Your instructions: Give the data again exactly as written, skipping any pictures.
+++ Provided material +++
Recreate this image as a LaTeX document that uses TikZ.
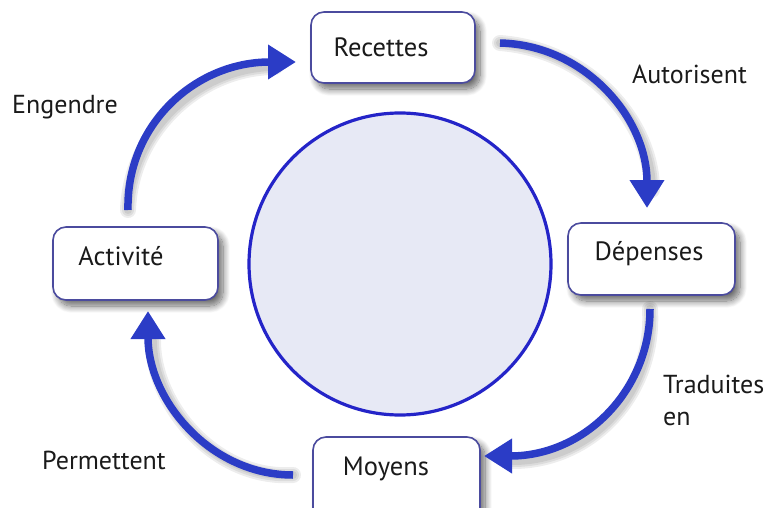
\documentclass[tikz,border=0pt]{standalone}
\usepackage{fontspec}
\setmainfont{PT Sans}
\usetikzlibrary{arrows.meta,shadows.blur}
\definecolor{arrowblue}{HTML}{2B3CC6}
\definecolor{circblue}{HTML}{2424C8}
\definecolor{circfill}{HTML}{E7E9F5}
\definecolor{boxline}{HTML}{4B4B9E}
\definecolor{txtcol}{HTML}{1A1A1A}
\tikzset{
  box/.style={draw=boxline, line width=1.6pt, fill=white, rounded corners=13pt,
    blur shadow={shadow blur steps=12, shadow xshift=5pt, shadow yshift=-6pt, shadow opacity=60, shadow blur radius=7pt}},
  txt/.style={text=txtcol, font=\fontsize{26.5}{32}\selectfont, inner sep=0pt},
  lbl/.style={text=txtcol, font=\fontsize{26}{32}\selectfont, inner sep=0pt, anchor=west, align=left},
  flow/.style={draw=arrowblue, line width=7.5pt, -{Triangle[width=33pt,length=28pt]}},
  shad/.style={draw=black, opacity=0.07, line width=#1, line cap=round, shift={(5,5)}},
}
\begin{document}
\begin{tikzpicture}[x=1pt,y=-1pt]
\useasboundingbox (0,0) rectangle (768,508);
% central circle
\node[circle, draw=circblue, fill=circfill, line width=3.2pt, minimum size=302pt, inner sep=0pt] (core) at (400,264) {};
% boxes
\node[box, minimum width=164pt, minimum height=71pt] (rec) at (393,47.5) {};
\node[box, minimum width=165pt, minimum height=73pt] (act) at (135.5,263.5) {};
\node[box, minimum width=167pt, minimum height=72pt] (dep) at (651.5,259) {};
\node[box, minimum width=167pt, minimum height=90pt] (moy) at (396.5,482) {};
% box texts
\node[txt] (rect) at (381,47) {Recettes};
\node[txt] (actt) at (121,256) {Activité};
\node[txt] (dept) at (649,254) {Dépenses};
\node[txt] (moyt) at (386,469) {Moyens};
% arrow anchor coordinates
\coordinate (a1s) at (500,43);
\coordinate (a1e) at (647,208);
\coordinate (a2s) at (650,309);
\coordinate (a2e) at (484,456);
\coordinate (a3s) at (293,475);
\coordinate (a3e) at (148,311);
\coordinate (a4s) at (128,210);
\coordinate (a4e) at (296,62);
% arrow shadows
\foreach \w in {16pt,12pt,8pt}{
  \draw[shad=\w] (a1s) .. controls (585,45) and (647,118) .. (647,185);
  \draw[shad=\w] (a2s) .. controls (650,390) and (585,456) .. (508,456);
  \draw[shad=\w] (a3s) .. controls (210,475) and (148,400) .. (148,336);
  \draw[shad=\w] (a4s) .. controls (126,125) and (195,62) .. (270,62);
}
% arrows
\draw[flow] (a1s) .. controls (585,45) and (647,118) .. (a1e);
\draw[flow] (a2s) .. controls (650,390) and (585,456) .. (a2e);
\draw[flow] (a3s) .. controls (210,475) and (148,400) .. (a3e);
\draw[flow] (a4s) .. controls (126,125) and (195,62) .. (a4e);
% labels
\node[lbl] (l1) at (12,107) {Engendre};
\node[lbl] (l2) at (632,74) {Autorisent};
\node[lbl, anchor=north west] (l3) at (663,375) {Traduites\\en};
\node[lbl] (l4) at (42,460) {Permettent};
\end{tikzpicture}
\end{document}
+++
Result for this exercise:
Recreate this image as a LaTeX document that uses TikZ.
\documentclass[tikz,border=0pt]{standalone}
\usepackage{fontspec}
\setmainfont{PT Sans}
\usetikzlibrary{arrows.meta,shadows.blur}
\definecolor{arrowblue}{HTML}{2B3CC6}
\definecolor{circblue}{HTML}{2424C8}
\definecolor{circfill}{HTML}{E7E9F5}
\definecolor{boxline}{HTML}{4B4B9E}
\definecolor{txtcol}{HTML}{1A1A1A}
\tikzset{
  box/.style={draw=boxline, line width=1.6pt, fill=white, rounded corners=13pt,
    blur shadow={shadow blur steps=12, shadow xshift=5pt, shadow yshift=-6pt, shadow opacity=60, shadow blur radius=7pt}},
  txt/.style={text=txtcol, font=\fontsize{26.5}{32}\selectfont, inner sep=0pt},
  lbl/.style={text=txtcol, font=\fontsize{26}{32}\selectfont, inner sep=0pt, anchor=west, align=left},
  flow/.style={draw=arrowblue, line width=7.5pt, -{Triangle[width=33pt,length=28pt]}},
  shad/.style={draw=black, opacity=0.07, line width=#1, line cap=round, shift={(5,5)}},
}
\begin{document}
\begin{tikzpicture}[x=1pt,y=-1pt]
\useasboundingbox (0,0) rectangle (768,508);
% central circle
\node[circle, draw=circblue, fill=circfill, line width=3.2pt, minimum size=302pt, inner sep=0pt] (core) at (400,264) {};
% boxes
\node[box, minimum width=164pt, minimum height=71pt] (rec) at (393,47.5) {};
\node[box, minimum width=165pt, minimum height=73pt] (act) at (135.5,263.5) {};
\node[box, minimum width=167pt, minimum height=72pt] (dep) at (651.5,259) {};
\node[box, minimum width=167pt, minimum height=90pt] (moy) at (396.5,482) {};
% box texts
\node[txt] (rect) at (381,47) {Recettes};
\node[txt] (actt) at (121,256) {Activité};
\node[txt] (dept) at (649,254) {Dépenses};
\node[txt] (moyt) at (386,469) {Moyens};
% arrow anchor coordinates
\coordinate (a1s) at (500,43);
\coordinate (a1e) at (647,208);
\coordinate (a2s) at (650,309);
\coordinate (a2e) at (484,456);
\coordinate (a3s) at (293,475);
\coordinate (a3e) at (148,311);
\coordinate (a4s) at (128,210);
\coordinate (a4e) at (296,62);
% arrow shadows
\foreach \w in {16pt,12pt,8pt}{
  \draw[shad=\w] (a1s) .. controls (585,45) and (647,118) .. (647,185);
  \draw[shad=\w] (a2s) .. controls (650,390) and (585,456) .. (508,456);
  \draw[shad=\w] (a3s) .. controls (210,475) and (148,400) .. (148,336);
  \draw[shad=\w] (a4s) .. controls (126,125) and (195,62) .. (270,62);
}
% arrows
\draw[flow] (a1s) .. controls (585,45) and (647,118) .. (a1e);
\draw[flow] (a2s) .. controls (650,390) and (585,456) .. (a2e);
\draw[flow] (a3s) .. controls (210,475) and (148,400) .. (a3e);
\draw[flow] (a4s) .. controls (126,125) and (195,62) .. (a4e);
% labels
\node[lbl] (l1) at (12,107) {Engendre};
\node[lbl] (l2) at (632,74) {Autorisent};
\node[lbl, anchor=north west] (l3) at (663,375) {Traduites\\en};
\node[lbl] (l4) at (42,460) {Permettent};
\end{tikzpicture}
\end{document}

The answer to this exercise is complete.